━━━ Excerpted records

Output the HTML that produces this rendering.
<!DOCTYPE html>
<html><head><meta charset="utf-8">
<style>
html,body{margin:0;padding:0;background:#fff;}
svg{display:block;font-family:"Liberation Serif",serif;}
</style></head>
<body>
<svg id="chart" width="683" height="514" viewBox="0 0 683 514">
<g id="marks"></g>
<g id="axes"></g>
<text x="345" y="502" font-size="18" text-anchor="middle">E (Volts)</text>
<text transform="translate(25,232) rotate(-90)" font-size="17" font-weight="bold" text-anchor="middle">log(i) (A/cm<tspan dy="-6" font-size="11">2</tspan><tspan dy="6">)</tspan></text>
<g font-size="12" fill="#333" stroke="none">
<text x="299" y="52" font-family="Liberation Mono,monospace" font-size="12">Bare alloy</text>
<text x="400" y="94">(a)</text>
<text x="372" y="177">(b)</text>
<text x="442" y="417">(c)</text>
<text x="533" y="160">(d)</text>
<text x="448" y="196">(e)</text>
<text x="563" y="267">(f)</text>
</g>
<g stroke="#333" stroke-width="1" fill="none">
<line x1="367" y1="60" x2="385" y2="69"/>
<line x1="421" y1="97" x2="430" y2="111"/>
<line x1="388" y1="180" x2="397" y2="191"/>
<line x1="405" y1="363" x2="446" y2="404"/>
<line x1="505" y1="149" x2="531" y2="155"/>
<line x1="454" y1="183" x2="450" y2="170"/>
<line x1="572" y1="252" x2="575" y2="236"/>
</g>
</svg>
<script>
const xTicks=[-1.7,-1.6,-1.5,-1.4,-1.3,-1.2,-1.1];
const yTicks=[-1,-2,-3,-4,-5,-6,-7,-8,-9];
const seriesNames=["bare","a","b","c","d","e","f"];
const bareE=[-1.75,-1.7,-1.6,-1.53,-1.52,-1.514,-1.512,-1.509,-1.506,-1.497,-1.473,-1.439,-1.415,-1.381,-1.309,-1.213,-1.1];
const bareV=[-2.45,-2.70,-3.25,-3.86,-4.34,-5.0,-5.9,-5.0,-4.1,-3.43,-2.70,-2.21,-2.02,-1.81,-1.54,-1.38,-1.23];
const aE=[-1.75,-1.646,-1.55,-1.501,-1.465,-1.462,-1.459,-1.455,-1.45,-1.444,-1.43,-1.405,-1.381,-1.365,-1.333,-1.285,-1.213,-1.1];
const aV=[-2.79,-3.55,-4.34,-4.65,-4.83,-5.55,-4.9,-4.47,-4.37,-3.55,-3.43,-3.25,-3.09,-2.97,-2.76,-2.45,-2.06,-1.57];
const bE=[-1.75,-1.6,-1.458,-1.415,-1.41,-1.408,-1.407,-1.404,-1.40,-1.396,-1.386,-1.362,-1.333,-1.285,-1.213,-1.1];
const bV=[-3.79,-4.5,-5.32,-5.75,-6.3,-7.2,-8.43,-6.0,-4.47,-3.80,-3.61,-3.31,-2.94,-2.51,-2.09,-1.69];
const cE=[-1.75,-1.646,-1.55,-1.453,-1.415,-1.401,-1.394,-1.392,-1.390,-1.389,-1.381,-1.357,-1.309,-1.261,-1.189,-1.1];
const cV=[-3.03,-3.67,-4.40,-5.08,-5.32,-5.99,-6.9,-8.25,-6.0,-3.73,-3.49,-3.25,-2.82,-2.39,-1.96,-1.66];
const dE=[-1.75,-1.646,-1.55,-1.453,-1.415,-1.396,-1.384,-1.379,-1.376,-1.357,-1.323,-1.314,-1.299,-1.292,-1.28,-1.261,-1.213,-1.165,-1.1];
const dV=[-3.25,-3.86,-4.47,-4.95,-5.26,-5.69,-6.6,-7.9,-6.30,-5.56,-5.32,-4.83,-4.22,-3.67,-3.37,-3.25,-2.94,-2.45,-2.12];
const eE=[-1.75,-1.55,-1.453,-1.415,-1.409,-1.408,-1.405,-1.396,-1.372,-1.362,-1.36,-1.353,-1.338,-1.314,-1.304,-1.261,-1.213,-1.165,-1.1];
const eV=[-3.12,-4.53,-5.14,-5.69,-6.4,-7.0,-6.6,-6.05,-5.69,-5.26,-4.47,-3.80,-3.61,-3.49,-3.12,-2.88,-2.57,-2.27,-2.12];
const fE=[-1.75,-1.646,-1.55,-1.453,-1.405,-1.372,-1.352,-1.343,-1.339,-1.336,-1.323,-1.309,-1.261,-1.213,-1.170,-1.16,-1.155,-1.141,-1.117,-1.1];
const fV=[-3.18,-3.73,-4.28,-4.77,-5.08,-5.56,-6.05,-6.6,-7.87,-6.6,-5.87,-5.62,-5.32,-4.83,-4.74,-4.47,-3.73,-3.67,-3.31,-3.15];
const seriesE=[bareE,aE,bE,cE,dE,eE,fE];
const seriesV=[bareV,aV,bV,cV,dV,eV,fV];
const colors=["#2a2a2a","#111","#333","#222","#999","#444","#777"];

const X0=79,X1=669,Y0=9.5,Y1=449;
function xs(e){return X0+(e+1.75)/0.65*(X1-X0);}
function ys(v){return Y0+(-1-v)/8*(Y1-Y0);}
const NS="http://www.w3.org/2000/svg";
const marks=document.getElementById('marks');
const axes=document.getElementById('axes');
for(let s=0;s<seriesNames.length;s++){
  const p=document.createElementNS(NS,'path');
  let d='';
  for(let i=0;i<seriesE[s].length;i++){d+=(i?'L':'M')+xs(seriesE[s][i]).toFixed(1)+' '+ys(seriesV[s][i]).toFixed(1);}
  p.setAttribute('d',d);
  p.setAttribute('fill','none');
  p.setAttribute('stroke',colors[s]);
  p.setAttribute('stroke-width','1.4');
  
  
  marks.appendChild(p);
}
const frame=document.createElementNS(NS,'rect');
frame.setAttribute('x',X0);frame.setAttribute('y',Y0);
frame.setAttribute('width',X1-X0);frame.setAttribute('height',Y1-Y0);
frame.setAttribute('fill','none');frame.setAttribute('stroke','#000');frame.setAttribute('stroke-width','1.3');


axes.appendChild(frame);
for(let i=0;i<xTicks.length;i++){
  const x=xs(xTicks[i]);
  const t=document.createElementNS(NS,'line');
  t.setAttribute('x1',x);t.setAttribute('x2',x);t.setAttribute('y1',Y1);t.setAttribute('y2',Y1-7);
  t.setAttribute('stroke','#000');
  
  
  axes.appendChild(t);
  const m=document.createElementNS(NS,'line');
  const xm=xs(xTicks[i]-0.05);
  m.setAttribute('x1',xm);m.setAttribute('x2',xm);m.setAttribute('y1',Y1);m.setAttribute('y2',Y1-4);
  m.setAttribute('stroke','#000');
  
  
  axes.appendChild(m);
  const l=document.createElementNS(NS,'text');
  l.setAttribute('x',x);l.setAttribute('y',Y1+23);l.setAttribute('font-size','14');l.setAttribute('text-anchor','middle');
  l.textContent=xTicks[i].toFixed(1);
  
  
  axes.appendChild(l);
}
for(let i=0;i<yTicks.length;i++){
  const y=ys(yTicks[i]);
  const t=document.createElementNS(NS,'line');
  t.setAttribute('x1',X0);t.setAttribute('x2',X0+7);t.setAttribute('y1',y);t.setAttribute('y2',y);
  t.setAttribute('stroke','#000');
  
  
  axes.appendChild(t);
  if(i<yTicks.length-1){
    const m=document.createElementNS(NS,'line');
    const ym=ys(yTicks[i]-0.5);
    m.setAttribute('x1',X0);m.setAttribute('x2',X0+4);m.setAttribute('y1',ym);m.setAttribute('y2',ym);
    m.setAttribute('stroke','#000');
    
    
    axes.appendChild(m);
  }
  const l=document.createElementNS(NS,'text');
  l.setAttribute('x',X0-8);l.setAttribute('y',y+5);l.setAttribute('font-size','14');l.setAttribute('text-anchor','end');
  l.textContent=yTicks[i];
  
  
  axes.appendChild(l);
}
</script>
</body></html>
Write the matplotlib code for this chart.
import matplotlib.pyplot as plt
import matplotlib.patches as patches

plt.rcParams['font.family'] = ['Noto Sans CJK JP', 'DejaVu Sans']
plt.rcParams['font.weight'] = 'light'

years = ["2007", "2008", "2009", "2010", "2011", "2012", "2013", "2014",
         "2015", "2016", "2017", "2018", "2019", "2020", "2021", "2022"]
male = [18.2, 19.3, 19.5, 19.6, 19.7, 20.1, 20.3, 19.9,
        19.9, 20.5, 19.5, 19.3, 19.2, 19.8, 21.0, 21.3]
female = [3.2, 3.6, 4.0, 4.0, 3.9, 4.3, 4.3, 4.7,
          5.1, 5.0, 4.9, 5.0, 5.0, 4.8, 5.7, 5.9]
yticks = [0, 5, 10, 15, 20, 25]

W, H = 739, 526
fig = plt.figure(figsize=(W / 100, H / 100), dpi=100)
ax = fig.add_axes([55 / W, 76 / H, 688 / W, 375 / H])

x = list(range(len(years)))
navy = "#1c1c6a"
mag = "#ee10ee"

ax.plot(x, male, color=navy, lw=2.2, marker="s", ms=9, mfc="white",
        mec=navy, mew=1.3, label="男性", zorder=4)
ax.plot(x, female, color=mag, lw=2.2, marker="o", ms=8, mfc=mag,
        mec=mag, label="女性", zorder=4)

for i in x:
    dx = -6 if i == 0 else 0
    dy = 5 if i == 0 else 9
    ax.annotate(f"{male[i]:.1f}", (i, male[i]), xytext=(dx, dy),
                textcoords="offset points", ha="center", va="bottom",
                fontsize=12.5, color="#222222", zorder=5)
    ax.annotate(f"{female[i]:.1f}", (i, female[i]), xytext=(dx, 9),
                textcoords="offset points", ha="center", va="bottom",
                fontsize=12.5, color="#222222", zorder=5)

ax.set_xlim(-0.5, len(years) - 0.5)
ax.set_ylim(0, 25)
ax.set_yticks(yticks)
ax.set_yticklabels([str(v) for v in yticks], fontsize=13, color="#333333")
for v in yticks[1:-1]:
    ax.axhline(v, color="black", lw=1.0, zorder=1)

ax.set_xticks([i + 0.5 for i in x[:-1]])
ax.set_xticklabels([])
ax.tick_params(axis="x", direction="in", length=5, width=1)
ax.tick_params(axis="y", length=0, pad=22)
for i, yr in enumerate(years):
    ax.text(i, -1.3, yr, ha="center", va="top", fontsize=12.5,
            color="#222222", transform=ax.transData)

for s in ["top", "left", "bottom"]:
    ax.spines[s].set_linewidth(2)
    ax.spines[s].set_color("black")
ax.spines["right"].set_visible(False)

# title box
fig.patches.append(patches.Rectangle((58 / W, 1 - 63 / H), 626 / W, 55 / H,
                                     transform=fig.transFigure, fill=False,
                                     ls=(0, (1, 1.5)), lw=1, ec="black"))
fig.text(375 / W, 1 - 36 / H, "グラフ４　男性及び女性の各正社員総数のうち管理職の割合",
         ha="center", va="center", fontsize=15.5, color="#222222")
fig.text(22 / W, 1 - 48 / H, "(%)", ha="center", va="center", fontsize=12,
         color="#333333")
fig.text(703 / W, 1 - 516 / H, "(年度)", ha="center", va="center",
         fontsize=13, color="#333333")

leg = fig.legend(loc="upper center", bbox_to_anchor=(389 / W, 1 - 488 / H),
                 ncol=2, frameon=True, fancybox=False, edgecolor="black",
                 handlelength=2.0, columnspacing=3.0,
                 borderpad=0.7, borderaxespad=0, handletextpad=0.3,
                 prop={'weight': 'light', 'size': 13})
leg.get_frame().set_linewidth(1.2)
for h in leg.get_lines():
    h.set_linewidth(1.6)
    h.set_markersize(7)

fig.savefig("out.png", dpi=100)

━━━━━━

Exercise | Pull out every line containing "chart".

Output below |
<svg id="chart" width="683" height="514" viewBox="0 0 683 514">
Write the matplotlib code for this chart.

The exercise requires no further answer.